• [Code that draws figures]
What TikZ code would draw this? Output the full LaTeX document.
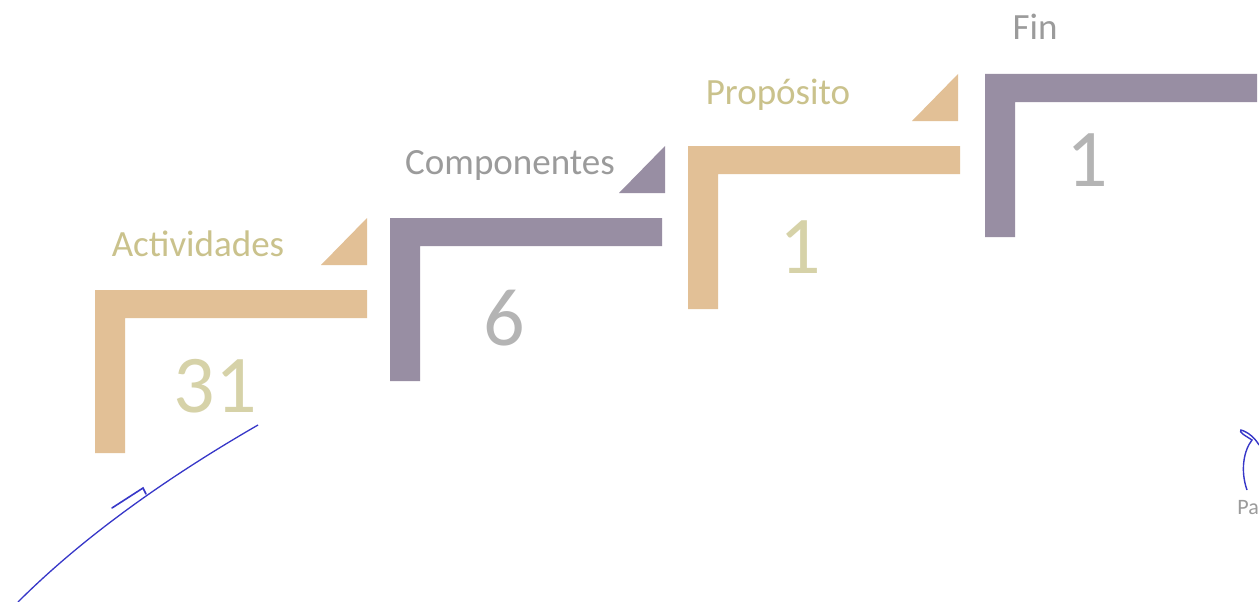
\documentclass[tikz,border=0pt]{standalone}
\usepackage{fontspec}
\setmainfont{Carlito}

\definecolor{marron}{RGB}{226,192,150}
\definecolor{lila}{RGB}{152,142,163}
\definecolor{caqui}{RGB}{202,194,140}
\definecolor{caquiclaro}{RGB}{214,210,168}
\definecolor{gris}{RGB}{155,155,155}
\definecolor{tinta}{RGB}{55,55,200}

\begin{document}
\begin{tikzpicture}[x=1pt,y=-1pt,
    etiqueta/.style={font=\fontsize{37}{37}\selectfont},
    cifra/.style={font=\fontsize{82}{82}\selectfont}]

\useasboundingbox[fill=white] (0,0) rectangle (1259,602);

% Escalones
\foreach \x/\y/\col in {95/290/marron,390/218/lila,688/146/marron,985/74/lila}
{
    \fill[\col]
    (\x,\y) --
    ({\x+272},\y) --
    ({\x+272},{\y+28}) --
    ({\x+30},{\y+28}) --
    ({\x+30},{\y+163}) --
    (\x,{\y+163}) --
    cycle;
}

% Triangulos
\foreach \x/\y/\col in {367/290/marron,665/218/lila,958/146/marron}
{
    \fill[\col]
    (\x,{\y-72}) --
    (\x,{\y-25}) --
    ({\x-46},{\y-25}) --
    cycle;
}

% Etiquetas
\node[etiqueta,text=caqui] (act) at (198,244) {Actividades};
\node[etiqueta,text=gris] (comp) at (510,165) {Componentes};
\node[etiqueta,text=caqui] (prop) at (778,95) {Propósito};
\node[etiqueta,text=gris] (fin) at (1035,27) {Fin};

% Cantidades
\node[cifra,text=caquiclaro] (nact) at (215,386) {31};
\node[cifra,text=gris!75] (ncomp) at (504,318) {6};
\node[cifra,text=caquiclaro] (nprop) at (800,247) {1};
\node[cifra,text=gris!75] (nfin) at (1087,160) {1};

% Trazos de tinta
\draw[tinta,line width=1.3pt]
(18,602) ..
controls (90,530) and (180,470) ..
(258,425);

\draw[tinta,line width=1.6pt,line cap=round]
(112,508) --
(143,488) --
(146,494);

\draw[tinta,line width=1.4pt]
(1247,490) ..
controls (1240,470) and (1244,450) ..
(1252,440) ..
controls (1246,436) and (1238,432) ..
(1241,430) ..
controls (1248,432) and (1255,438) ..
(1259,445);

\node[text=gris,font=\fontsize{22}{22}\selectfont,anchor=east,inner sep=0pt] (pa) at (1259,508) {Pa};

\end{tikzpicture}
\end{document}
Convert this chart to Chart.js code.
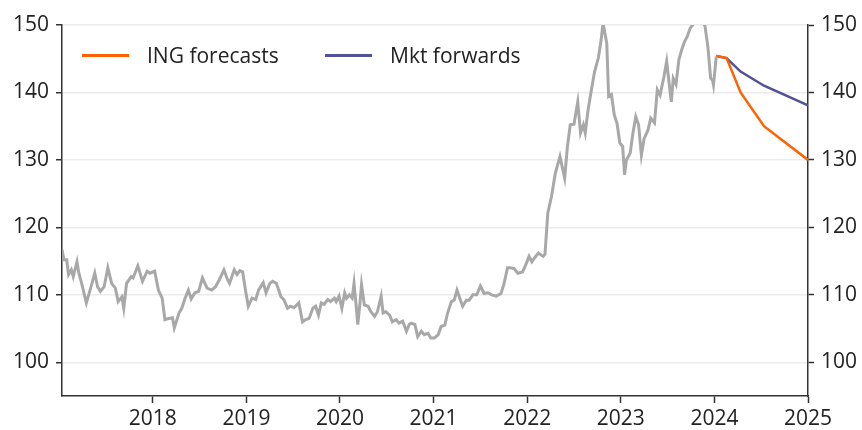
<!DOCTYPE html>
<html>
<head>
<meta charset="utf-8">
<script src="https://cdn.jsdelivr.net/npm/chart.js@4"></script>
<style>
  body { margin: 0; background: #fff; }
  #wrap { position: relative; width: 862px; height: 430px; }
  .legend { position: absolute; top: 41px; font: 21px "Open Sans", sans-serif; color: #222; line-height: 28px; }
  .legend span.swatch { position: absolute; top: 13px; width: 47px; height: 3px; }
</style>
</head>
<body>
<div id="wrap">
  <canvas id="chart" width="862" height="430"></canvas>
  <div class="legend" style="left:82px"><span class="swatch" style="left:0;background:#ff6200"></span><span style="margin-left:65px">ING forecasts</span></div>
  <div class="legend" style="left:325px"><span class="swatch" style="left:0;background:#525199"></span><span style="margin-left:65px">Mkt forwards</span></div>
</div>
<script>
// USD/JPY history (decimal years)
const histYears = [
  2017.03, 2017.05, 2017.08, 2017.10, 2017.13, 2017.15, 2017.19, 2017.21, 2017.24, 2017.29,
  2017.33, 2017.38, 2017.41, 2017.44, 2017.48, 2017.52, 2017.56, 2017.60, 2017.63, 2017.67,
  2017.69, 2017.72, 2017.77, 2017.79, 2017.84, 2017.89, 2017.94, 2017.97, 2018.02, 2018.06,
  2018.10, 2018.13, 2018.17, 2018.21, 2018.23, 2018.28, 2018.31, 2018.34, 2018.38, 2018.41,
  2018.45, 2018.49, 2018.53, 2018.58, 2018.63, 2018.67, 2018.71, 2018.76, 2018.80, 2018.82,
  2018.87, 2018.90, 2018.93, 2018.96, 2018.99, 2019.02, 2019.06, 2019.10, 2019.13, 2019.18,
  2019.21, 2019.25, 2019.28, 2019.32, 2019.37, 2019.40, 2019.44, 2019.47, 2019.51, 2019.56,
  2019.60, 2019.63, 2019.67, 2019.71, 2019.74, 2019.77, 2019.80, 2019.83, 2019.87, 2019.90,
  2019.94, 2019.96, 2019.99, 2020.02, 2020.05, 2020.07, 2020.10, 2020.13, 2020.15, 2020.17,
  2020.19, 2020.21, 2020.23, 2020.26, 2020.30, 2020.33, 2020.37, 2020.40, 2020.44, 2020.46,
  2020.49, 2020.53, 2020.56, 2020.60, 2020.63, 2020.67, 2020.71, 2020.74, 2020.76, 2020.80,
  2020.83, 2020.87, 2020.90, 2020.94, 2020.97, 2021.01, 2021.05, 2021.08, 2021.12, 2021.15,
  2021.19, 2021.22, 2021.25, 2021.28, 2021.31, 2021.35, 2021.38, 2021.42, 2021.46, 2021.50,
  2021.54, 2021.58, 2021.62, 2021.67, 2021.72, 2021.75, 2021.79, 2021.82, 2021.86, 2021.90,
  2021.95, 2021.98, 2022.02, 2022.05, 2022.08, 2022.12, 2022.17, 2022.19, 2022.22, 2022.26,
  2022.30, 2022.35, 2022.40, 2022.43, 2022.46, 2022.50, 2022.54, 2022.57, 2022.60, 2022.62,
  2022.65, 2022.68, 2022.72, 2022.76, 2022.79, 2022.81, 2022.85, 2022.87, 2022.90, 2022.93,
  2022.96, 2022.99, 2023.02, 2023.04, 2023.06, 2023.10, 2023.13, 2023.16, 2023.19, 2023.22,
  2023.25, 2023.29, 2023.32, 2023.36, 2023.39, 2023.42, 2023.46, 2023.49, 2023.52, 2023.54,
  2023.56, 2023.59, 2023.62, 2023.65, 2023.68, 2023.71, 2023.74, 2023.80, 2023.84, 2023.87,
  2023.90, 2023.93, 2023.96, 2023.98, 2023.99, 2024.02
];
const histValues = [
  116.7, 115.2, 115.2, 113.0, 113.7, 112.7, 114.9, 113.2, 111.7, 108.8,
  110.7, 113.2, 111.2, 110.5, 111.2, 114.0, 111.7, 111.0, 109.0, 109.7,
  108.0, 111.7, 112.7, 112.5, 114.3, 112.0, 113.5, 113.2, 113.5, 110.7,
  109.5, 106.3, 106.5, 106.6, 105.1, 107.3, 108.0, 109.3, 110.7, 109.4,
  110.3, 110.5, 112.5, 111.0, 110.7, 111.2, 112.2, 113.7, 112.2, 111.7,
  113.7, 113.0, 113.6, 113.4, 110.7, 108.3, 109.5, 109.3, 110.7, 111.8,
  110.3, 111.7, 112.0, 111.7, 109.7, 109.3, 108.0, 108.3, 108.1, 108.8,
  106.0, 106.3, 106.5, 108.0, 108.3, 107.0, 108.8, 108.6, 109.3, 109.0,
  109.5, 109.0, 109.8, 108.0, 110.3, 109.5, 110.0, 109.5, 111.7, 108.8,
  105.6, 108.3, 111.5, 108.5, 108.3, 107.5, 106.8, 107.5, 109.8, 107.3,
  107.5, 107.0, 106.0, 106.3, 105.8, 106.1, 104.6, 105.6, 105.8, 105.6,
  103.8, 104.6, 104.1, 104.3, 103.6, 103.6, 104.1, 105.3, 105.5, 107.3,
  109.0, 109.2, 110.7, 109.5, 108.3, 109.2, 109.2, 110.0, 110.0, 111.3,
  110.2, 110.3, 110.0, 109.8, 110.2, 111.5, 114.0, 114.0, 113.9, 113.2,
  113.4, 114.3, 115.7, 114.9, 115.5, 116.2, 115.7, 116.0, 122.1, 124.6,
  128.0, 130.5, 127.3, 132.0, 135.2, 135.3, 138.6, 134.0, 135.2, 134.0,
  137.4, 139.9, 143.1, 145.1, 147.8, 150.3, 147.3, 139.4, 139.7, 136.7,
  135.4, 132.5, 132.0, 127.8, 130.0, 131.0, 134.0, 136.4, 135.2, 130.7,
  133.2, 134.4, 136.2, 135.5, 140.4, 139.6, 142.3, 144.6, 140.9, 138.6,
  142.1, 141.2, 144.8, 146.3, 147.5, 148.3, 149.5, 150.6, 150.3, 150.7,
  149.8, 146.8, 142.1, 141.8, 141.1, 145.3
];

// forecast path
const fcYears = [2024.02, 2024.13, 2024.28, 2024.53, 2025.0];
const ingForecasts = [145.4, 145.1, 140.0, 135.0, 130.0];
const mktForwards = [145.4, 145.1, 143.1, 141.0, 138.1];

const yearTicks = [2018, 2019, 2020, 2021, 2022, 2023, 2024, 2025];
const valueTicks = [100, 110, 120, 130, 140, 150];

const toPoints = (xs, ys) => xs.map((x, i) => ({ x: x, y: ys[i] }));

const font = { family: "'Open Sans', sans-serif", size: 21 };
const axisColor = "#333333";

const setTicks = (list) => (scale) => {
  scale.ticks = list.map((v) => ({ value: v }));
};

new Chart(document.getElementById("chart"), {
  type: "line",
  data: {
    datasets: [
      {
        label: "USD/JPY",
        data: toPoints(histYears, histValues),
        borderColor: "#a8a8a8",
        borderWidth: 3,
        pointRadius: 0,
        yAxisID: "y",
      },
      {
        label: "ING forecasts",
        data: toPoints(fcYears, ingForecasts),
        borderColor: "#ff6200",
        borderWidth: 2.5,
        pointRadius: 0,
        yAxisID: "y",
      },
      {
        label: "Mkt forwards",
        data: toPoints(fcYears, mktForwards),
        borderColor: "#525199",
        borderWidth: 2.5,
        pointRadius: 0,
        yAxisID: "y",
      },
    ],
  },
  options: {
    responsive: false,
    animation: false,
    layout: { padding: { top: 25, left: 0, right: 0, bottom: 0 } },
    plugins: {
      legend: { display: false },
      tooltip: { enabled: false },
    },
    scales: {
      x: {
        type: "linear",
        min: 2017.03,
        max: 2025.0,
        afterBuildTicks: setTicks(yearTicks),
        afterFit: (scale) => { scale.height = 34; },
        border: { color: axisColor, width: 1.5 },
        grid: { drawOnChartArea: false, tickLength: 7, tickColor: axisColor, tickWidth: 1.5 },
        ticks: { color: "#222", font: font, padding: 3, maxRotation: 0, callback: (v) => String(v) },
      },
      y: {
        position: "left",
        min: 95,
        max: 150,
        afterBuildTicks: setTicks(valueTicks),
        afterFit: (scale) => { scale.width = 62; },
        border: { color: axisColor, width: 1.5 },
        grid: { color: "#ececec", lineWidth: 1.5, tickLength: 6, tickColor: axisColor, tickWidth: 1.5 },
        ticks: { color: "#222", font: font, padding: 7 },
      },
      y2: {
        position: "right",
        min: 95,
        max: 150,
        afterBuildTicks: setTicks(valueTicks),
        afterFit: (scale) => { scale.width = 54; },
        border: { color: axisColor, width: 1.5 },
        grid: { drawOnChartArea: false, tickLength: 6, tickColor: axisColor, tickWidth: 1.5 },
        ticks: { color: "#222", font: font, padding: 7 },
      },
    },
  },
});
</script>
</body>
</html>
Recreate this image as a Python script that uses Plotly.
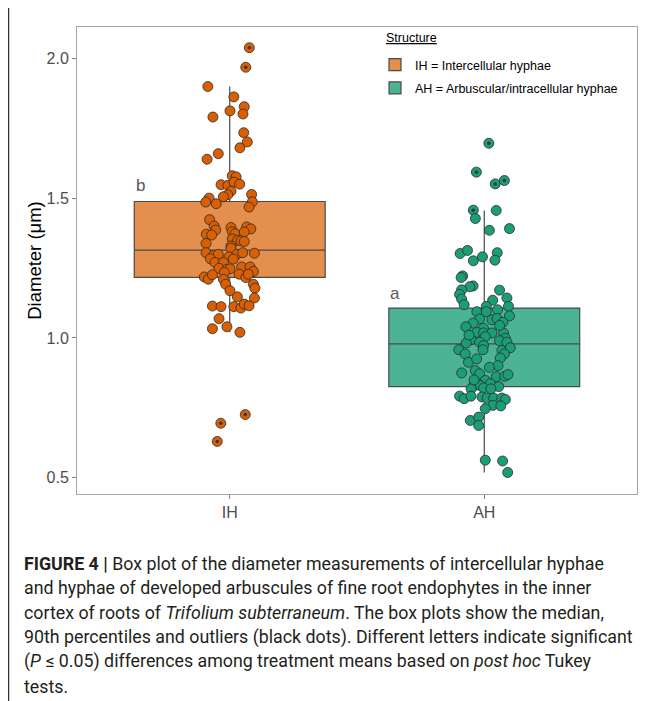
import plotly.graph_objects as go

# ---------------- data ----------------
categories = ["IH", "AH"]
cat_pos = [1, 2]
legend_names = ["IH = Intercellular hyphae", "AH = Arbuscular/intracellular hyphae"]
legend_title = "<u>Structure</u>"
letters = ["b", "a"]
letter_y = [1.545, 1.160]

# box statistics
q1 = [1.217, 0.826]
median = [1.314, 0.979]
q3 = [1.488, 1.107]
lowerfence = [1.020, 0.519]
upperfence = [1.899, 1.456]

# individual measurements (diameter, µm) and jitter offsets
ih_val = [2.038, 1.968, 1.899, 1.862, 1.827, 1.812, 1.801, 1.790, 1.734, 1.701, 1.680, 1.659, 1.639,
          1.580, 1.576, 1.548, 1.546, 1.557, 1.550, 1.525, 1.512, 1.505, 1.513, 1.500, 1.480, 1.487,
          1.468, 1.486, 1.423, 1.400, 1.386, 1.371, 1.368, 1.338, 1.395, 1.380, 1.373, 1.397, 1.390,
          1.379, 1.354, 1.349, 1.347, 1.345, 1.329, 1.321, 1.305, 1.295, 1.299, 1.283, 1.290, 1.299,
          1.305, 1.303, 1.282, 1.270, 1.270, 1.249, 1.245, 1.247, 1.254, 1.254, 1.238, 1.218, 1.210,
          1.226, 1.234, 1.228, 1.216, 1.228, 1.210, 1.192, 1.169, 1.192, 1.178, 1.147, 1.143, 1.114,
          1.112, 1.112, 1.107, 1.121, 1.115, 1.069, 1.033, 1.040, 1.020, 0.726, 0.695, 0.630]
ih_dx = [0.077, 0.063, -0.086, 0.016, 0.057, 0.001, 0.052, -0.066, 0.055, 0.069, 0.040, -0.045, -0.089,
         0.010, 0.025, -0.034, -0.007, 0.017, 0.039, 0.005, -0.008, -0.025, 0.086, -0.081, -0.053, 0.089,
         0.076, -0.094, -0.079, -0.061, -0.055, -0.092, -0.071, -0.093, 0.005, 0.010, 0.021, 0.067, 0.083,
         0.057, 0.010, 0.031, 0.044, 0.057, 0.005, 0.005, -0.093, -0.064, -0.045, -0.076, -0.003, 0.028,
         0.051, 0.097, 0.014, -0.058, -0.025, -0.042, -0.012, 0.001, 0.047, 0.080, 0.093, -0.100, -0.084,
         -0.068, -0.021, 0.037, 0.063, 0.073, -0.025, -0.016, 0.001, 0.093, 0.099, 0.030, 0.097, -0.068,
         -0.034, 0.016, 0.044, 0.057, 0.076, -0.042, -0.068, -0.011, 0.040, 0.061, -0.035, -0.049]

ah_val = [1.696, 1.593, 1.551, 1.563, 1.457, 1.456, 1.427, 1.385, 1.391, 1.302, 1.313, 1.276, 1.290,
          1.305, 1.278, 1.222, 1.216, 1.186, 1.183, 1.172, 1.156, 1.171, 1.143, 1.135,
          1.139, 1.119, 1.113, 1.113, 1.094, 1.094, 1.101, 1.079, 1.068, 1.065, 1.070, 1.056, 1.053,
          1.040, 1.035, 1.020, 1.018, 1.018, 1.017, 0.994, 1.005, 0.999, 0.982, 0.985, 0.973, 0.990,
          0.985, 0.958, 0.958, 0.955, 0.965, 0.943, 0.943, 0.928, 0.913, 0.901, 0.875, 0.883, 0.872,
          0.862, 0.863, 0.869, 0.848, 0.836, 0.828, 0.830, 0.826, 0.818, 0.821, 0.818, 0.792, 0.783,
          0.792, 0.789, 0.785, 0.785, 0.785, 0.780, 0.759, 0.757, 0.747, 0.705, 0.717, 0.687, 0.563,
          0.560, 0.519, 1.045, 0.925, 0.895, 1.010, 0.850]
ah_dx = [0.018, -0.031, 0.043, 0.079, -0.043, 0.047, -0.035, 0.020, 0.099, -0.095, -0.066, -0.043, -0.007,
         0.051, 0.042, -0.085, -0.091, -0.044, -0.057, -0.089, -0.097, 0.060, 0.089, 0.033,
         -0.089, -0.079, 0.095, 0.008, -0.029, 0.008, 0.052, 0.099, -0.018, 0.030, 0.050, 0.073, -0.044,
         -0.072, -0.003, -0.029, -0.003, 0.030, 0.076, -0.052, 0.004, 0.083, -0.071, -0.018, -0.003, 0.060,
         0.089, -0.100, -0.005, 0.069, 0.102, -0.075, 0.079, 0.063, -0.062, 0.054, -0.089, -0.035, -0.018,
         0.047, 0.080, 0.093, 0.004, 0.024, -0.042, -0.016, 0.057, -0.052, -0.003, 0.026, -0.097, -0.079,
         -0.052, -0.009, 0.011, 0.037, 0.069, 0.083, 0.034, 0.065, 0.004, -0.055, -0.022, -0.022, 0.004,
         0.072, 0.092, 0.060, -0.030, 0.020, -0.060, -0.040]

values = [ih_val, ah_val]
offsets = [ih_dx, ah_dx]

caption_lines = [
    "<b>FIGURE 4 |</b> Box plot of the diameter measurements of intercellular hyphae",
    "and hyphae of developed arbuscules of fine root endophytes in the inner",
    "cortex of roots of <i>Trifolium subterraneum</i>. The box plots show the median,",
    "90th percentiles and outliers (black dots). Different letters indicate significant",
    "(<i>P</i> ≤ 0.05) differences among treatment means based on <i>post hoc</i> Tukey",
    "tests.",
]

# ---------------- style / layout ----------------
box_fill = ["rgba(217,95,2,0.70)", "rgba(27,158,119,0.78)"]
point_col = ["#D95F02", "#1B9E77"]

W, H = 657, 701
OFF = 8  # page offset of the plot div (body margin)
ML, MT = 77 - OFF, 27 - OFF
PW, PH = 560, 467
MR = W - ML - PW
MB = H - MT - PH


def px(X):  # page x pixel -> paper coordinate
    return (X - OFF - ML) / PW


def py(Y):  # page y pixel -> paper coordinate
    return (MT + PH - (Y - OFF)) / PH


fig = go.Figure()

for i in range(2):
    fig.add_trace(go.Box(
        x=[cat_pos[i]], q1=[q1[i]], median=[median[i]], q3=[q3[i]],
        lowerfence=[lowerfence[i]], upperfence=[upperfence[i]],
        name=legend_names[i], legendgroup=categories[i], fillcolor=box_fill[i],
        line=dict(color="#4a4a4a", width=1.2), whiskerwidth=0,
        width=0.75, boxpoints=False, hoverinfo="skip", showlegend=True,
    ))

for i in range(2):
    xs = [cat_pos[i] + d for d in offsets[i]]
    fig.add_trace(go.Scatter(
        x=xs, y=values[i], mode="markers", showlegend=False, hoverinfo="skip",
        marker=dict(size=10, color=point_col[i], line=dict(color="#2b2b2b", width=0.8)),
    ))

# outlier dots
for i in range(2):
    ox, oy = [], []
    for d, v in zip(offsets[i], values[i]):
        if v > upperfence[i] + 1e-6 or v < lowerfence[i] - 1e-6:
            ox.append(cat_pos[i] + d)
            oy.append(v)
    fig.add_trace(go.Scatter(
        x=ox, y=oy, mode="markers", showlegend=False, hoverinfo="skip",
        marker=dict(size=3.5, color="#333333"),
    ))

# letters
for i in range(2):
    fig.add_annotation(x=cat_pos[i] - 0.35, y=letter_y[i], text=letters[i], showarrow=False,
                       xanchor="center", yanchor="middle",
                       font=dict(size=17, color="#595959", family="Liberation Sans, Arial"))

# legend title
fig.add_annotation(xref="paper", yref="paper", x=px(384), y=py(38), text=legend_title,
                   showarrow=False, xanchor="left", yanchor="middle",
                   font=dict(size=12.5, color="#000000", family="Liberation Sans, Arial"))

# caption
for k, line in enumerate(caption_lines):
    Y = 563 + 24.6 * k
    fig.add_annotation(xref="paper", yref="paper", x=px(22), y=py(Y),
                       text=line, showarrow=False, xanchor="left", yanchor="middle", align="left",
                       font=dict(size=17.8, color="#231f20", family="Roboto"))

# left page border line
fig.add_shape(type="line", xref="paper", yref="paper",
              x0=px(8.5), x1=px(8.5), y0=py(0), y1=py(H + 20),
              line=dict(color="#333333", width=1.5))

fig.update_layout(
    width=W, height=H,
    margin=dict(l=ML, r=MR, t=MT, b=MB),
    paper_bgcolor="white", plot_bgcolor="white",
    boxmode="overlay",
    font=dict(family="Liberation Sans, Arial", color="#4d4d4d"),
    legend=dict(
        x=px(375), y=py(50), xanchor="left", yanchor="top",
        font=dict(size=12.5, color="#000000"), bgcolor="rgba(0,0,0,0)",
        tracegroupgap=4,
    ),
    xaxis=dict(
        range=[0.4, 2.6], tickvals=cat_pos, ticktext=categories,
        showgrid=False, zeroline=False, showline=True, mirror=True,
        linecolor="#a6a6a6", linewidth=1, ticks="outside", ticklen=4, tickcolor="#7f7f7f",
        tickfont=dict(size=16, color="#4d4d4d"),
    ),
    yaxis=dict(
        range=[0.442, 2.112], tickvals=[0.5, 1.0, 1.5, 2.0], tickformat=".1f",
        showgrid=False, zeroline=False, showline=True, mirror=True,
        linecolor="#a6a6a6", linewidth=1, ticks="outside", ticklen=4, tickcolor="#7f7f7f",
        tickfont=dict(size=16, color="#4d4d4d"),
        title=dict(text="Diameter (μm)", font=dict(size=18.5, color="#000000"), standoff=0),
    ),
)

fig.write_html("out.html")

• [Instructions for the task]
Begin at the first line of the material and copy each line exactly through the one containing "(0,0) rectangle (1259,602);". Omit pictures.

• [Solution to this task]
What TikZ code would draw this? Output the full LaTeX document.
\documentclass[tikz,border=0pt]{standalone}
\usepackage{fontspec}
\setmainfont{Carlito}

\definecolor{marron}{RGB}{226,192,150}
\definecolor{lila}{RGB}{152,142,163}
\definecolor{caqui}{RGB}{202,194,140}
\definecolor{caquiclaro}{RGB}{214,210,168}
\definecolor{gris}{RGB}{155,155,155}
\definecolor{tinta}{RGB}{55,55,200}

\begin{document}
\begin{tikzpicture}[x=1pt,y=-1pt,
    etiqueta/.style={font=\fontsize{37}{37}\selectfont},
    cifra/.style={font=\fontsize{82}{82}\selectfont}]

\useasboundingbox[fill=white] (0,0) rectangle (1259,602);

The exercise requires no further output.